Perle took issue with Zakaria. Surely many are to blame for the difficulties in Iraq, he said, let’s move on. [Sorry, cons and neo-cons, is taken. You can have]

Zakaria parried every thrust, in a debate Perle called “absurd”. Responsibility for post-war policy in Iraq was given to the Pentagon to a degree unprecedented in the history of American foreign engagements, FZ noted. Nonsense, said Perle, the generals and many others were consulted and were fully on-board.

When Shinseki gave the wrong answer he was cashiered, said Zakaria. Not so, said Perle, he retired to spend more time with his family (or some such standard equivocation). No one from the administration came to his retirement party, said FZ, a message was being sent. Finally Perle could only intone, racist accusation masquerading as condescension, “Fareed, Fareed.”

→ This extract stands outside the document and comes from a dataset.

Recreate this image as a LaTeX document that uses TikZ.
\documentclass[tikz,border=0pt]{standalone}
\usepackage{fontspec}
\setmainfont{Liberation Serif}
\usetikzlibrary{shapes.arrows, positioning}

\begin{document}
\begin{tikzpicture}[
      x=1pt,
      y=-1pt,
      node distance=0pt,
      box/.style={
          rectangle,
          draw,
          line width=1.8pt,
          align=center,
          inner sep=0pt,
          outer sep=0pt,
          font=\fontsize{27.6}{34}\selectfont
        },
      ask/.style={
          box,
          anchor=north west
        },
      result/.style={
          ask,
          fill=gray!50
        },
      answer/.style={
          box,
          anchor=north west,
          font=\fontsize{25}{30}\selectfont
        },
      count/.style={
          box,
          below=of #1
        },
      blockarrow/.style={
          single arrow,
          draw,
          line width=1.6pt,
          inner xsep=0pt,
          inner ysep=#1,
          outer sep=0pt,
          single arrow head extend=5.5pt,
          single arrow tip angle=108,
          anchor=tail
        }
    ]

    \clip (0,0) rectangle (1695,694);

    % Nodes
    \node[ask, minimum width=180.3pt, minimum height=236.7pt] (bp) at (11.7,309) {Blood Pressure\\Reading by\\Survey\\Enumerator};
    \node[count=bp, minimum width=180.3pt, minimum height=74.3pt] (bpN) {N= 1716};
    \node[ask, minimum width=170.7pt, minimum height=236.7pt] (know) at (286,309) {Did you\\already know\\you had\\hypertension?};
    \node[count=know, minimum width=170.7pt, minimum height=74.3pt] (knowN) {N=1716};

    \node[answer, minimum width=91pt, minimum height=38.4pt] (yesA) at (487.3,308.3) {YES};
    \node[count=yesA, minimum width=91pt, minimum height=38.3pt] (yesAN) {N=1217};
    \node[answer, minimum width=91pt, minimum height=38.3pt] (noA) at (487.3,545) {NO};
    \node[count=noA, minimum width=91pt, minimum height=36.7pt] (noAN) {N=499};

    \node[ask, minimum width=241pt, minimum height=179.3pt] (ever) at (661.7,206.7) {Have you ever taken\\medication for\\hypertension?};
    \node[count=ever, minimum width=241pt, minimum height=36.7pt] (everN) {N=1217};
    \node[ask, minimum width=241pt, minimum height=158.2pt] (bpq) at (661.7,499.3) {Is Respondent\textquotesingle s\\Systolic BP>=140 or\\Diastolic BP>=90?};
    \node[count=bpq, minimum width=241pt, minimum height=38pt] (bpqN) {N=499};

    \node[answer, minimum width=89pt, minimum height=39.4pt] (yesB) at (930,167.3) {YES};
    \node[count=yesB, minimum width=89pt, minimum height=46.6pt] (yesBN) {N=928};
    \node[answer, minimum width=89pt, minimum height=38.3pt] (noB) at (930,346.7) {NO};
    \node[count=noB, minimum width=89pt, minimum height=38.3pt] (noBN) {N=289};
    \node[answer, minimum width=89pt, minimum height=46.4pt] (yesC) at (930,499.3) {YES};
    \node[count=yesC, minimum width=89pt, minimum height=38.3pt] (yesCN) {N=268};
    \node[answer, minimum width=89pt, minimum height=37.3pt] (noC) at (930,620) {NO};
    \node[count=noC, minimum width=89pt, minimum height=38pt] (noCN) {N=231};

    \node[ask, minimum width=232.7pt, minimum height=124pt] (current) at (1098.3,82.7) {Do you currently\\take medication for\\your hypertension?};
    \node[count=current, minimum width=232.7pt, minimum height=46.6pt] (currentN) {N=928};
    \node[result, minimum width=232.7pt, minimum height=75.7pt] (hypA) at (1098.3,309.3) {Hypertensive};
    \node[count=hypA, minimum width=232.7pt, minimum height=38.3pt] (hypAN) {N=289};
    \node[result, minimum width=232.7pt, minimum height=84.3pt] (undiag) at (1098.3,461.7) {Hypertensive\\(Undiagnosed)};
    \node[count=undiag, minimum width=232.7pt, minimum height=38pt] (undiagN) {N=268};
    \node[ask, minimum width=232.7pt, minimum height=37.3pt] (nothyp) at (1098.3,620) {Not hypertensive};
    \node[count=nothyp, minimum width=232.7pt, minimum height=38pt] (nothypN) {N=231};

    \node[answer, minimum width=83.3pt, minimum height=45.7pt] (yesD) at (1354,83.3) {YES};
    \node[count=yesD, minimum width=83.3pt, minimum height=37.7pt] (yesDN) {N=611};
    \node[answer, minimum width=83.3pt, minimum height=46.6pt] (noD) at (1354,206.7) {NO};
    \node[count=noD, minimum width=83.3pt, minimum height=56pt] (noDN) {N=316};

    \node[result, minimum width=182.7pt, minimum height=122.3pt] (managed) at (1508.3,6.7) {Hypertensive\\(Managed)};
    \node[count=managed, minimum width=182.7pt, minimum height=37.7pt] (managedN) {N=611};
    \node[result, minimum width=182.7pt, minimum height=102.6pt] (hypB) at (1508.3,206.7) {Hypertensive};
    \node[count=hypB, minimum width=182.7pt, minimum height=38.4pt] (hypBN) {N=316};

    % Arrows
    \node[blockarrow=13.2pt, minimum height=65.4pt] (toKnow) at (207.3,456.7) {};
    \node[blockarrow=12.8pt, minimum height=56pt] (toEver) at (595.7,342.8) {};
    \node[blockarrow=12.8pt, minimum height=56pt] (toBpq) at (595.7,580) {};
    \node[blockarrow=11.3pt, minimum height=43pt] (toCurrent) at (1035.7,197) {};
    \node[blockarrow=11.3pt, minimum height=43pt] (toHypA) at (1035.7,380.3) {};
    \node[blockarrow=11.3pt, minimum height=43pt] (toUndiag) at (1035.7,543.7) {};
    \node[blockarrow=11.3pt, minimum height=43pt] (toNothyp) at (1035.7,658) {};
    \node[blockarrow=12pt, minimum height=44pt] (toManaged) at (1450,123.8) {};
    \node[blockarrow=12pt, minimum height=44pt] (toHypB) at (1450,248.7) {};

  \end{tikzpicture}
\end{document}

Had Zakaria been as well-versed in the idiom of the American public school as he is in that of the British Public School (a different animal, entirely) he could have replied, “That’s my name, don’t wear it out.”

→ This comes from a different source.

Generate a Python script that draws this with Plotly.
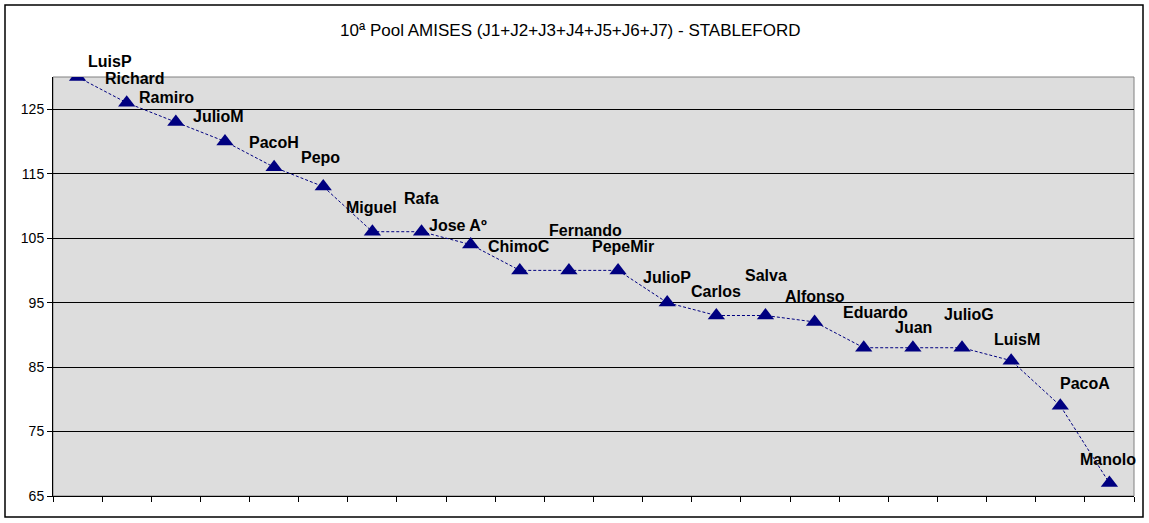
import plotly.graph_objects as go

players = ["LuisP", "Richard", "Ramiro", "JulioM", "PacoH", "Pepo", "Miguel", "Rafa",
           "Jose Aº", "ChimoC", "Fernando", "PepeMir", "JulioP", "Carlos", "Salva",
           "Alfonso", "Eduardo", "Juan", "JulioG", "LuisM", "PacoA", "Manolo"]
scores = [130, 126, 123, 120, 116, 113, 106, 106, 104, 100, 100, 100, 95, 93, 93,
          92, 88, 88, 88, 86, 79, 67]
y_ticks = [65, 75, 85, 95, 105, 115, 125]

# label offsets in pixels (dx right, dy up) relative to each point
label_dx = [32, 8, -9, -6, 0, -3, -1, 0, -13, -1, 17, 5, 0, 0, 1, 0, 12, 1, 7, 6, 25, -1]
label_dy = [16, 24, 25, 25, 25, 29, 24, 33, 19, 24, 40, 24, 25, 24, 40, 25, 35, 20, 33, 21, 22, 24]

W, H = 1149, 523
L, R, T, B = 53, 15, 77, 27
pw, ph = W - L - R, H - T - B

xs = list(range(len(players)))

fig = go.Figure()
fig.add_trace(go.Scatter(
    x=xs, y=scores, mode="lines+markers",
    line=dict(color="#000080", width=1, dash="3px,2px"),
    marker=dict(symbol="triangle-up", size=15, color="#000080"),
    hoverinfo="text", text=players, showlegend=False,
))

for i, (name, v) in enumerate(zip(players, scores)):
    fig.add_annotation(
        x=i, y=v, xref="x", yref="y", text="<b>" + name + "</b>",
        showarrow=False, xshift=label_dx[i], yshift=label_dy[i],
        font=dict(family="Liberation Sans, Arial", size=16, color="black"),
    )

fig.add_annotation(
    x=(570 - L) / pw, y=1 + (T - 30) / ph, xref="paper", yref="paper",
    text="10ª Pool AMISES (J1+J2+J3+J4+J5+J6+J7) - STABLEFORD",
    showarrow=False, xanchor="center", yanchor="middle",
    font=dict(family="Liberation Sans, Arial", size=17, color="black"),
)

# outer chart border
fig.add_shape(type="rect", xref="paper", yref="paper",
              x0=(5 - L) / pw, x1=(1143 - L) / pw,
              y0=(H - B - 517) / ph, y1=(H - B - 5) / ph,
              line=dict(color="black", width=1.5), layer="below")
# plot area border (gray)
fig.add_shape(type="rect", xref="paper", yref="paper", x0=0, x1=1, y0=0, y1=1,
              line=dict(color="#808080", width=1), layer="below")

fig.update_layout(
    width=W, height=H,
    margin=dict(l=L, r=R, t=T, b=B, autoexpand=False),
    paper_bgcolor="white", plot_bgcolor="#DDDDDD",
    font=dict(family="Liberation Sans, Arial", color="black"),
)
fig.update_xaxes(
    range=[-0.5, len(players) - 0.5], tickmode="array",
    tickvals=[i - 0.5 for i in range(len(players) + 1)], ticktext=[""] * (len(players) + 1),
    ticks="outside", ticklen=5, tickcolor="black", tickwidth=1,
    showgrid=False, zeroline=False, showline=True, linecolor="black", linewidth=1,
)
fig.update_yaxes(
    range=[65, 130], tickmode="array", tickvals=y_ticks,
    ticks="outside", ticklen=5, tickcolor="black", tickwidth=1,
    tickfont=dict(size=14, family="Liberation Sans, Arial"),
    showgrid=True, gridcolor="black", gridwidth=1, zeroline=False,
    showline=True, linecolor="black", linewidth=1,
)

fig.write_html("out.html", config={"displayModeBar": False},
               post_script="document.body.style.margin='0px';document.body.style.overflow='hidden';")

While Zakaria lunged and Perle retreated (the Shakespearian stage direction would be, “They fight”), George Will was scooting away so rapidly you could hear his chair scraping across the floor. Lest the dim TV audience miss the point, Will made sure to lean over, pat Perle on the arm and say, “You’re a card-carrying neo-con.”

There was no mistaking the school-yard reference of that gesture: Tag, Perly, you’re it.

But by far the strangest pronouncement of a strange program belonged to Dr. David Graham of the FDA. “I don’t think I would prescribe Bexter or Celebrex to my mother-in-law,” he said.

Saints preserve us, every one.

Thursday, December 16, 2004

Chicken Little in Chief

Anyone who is paying attention knows that social
security is fully funded for the next 40 to 50 years

So of course there is nothing for it, Bush would have us believe, but
to destroy it now!  Right now!!

The last time we saw W. in this much of a lather was when he was jumping
up and down and insisting, against all reason and evidence, that we had
to go to war in Iraq right away! Right away!!  Remember how there
was no time to plan or consider, no time to explore options or cultivate
allies to share the burden? Are there five people left in the entire country
who think that was a good idea?

How did our leader express it, in all his forceful eloquence,

Fool me once, shame on… you.  Fool me twice, shame on…  Shame
on…  Won’t get fooled again.

Play us out, Pete:

We'll be fighting in the streets

With our children at our feet

And the morals that they worship will be gone

And the men who spurred us on

Sit in judgment of all wrong

They decide and the shotgun sings the song

I'll tip my hat to the new constitution

Take a bow for the new revolution

Smile and grin at the change all around

Pick up my guitar and play

Just like yesterday

Then I'll get on my knees and pray

We don't get fooled again

Yeaaaaaaaaaaaaaaaaaaaaaaaaah!  (sit down, Howard.)